▶ _Work instructions_
Write out the material again word for word, dropping any images it holds.

— START —

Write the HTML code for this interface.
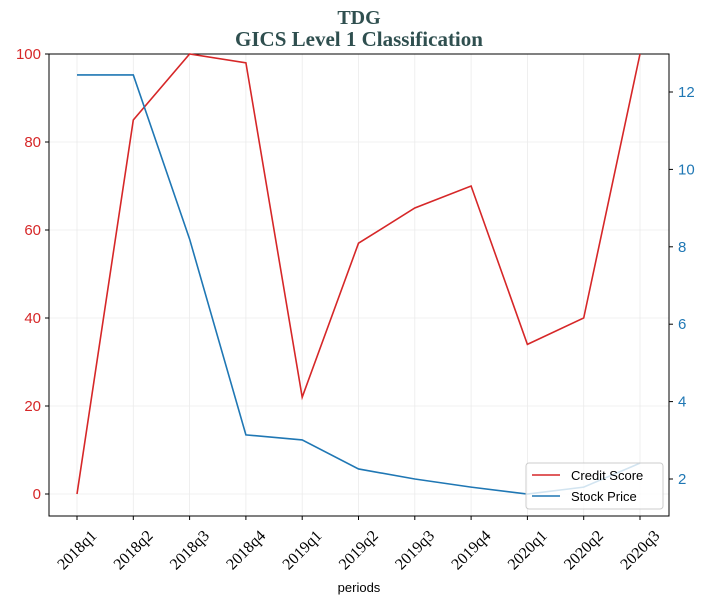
<!DOCTYPE html>
<html><head><meta charset="utf-8"><style>
body{margin:0;background:#fff;}
svg{display:block;font-family:"Liberation Sans",sans-serif;}
</style></head><body>
<svg id="c" width="707" height="605"></svg>
<script>
const categories=["2018q1","2018q2","2018q3","2018q4","2019q1","2019q2","2019q3","2019q4","2020q1","2020q2","2020q3"];
const creditScore=[0,85,100,98,22,57,65,70,34,40,100];
const stockPrice=[12.44,12.44,8.2,3.14,3.01,2.26,2.0,1.79,1.61,1.79,2.41];
const leftTicks=[0,20,40,60,80,100];
const rightTicks=[2,4,6,8,10,12];
const NS="http://www.w3.org/2000/svg";
const svg=document.getElementById('c');
const L=49,R=669,T=54,B=516;
const x=i=>77+i*(640-77)/(categories.length-1);
const yl=v=>494-v*4.4;
const yr=v=>479-(v-2)*38.7;
function el(tag,attrs,text){const e=document.createElementNS(NS,tag);for(const k in attrs)e.setAttribute(k,attrs[k]);if(text!==undefined)e.textContent=text;svg.appendChild(e);return e;}
let t;
t=el('text',{x:359,y:24,'text-anchor':'middle','font-family':'Liberation Serif,serif','font-weight':'bold','font-size':20,fill:'#2f4f4f'},'TDG');


t=el('text',{x:359,y:46,'text-anchor':'middle','font-family':'Liberation Serif,serif','font-weight':'bold','font-size':21,fill:'#2f4f4f'},'GICS Level 1 Classification');


categories.forEach((c,i)=>{const g=el('line',{x1:x(i),x2:x(i),y1:T,y2:B,stroke:'#ebebeb','stroke-width':0.8});

});
leftTicks.forEach(v=>{const g=el('line',{x1:L,x2:R,y1:yl(v),y2:yl(v),stroke:'#ebebeb','stroke-width':0.8});

});
const box=el('rect',{x:L,y:T,width:R-L,height:B-T,fill:'none',stroke:'#000','stroke-width':1});


leftTicks.forEach(v=>{el('line',{x1:L-4,x2:L,y1:yl(v),y2:yl(v),stroke:'#000'});
const s=el('text',{x:L-8,y:yl(v)+5,'text-anchor':'end','font-size':15,fill:'#d62728'},v);

});
rightTicks.forEach(v=>{el('line',{x1:R,x2:R+4,y1:yr(v),y2:yr(v),stroke:'#000'});
const s=el('text',{x:R+9,y:yr(v)+5,'font-size':15,fill:'#1f77b4'},v);

});
categories.forEach((c,i)=>{el('line',{x1:x(i),x2:x(i),y1:B,y2:B+4,stroke:'#000'});
const cx=x(i),cy=B+34;
const s=el('text',{x:cx,y:cy+5,'text-anchor':'middle','font-family':'Liberation Serif,serif','font-size':16,transform:`rotate(-45 ${cx} ${cy})`},c);

});
t=el('text',{x:359,y:592,'text-anchor':'middle','font-size':13},'periods');


const p1=el('polyline',{points:creditScore.map((v,i)=>x(i)+','+yl(v)).join(' '),fill:'none',stroke:'#d62728','stroke-width':1.6});


const p2=el('polyline',{points:stockPrice.map((v,i)=>x(i)+','+yr(v)).join(' '),fill:'none',stroke:'#1f77b4','stroke-width':1.6});


const lg=el('rect',{x:526,y:463,width:137,height:46,rx:3,fill:'#fff','fill-opacity':0.8,stroke:'#ccc'});


el('line',{x1:532,x2:560,y1:475,y2:475,stroke:'#d62728','stroke-width':1.6});
t=el('text',{x:571,y:480,'font-size':13},'Credit Score');


el('line',{x1:532,x2:560,y1:496,y2:496,stroke:'#1f77b4','stroke-width':1.6});
t=el('text',{x:571,y:501,'font-size':13},'Stock Price');


</script>
</body></html>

— END —

▶ _Completed task_
Write the HTML code for this interface.
<!DOCTYPE html>
<html><head><meta charset="utf-8"><style>
body{margin:0;background:#fff;}
svg{display:block;font-family:"Liberation Sans",sans-serif;}
</style></head><body>
<svg id="c" width="707" height="605"></svg>
<script>
const categories=["2018q1","2018q2","2018q3","2018q4","2019q1","2019q2","2019q3","2019q4","2020q1","2020q2","2020q3"];
const creditScore=[0,85,100,98,22,57,65,70,34,40,100];
const stockPrice=[12.44,12.44,8.2,3.14,3.01,2.26,2.0,1.79,1.61,1.79,2.41];
const leftTicks=[0,20,40,60,80,100];
const rightTicks=[2,4,6,8,10,12];
const NS="http://www.w3.org/2000/svg";
const svg=document.getElementById('c');
const L=49,R=669,T=54,B=516;
const x=i=>77+i*(640-77)/(categories.length-1);
const yl=v=>494-v*4.4;
const yr=v=>479-(v-2)*38.7;
function el(tag,attrs,text){const e=document.createElementNS(NS,tag);for(const k in attrs)e.setAttribute(k,attrs[k]);if(text!==undefined)e.textContent=text;svg.appendChild(e);return e;}
let t;
t=el('text',{x:359,y:24,'text-anchor':'middle','font-family':'Liberation Serif,serif','font-weight':'bold','font-size':20,fill:'#2f4f4f'},'TDG');


t=el('text',{x:359,y:46,'text-anchor':'middle','font-family':'Liberation Serif,serif','font-weight':'bold','font-size':21,fill:'#2f4f4f'},'GICS Level 1 Classification');


categories.forEach((c,i)=>{const g=el('line',{x1:x(i),x2:x(i),y1:T,y2:B,stroke:'#ebebeb','stroke-width':0.8});

});
leftTicks.forEach(v=>{const g=el('line',{x1:L,x2:R,y1:yl(v),y2:yl(v),stroke:'#ebebeb','stroke-width':0.8});

});
const box=el('rect',{x:L,y:T,width:R-L,height:B-T,fill:'none',stroke:'#000','stroke-width':1});


leftTicks.forEach(v=>{el('line',{x1:L-4,x2:L,y1:yl(v),y2:yl(v),stroke:'#000'});
const s=el('text',{x:L-8,y:yl(v)+5,'text-anchor':'end','font-size':15,fill:'#d62728'},v);

});
rightTicks.forEach(v=>{el('line',{x1:R,x2:R+4,y1:yr(v),y2:yr(v),stroke:'#000'});
const s=el('text',{x:R+9,y:yr(v)+5,'font-size':15,fill:'#1f77b4'},v);

});
categories.forEach((c,i)=>{el('line',{x1:x(i),x2:x(i),y1:B,y2:B+4,stroke:'#000'});
const cx=x(i),cy=B+34;
const s=el('text',{x:cx,y:cy+5,'text-anchor':'middle','font-family':'Liberation Serif,serif','font-size':16,transform:`rotate(-45 ${cx} ${cy})`},c);

});
t=el('text',{x:359,y:592,'text-anchor':'middle','font-size':13},'periods');


const p1=el('polyline',{points:creditScore.map((v,i)=>x(i)+','+yl(v)).join(' '),fill:'none',stroke:'#d62728','stroke-width':1.6});


const p2=el('polyline',{points:stockPrice.map((v,i)=>x(i)+','+yr(v)).join(' '),fill:'none',stroke:'#1f77b4','stroke-width':1.6});


const lg=el('rect',{x:526,y:463,width:137,height:46,rx:3,fill:'#fff','fill-opacity':0.8,stroke:'#ccc'});


el('line',{x1:532,x2:560,y1:475,y2:475,stroke:'#d62728','stroke-width':1.6});
t=el('text',{x:571,y:480,'font-size':13},'Credit Score');


el('line',{x1:532,x2:560,y1:496,y2:496,stroke:'#1f77b4','stroke-width':1.6});
t=el('text',{x:571,y:501,'font-size':13},'Stock Price');


</script>
</body></html>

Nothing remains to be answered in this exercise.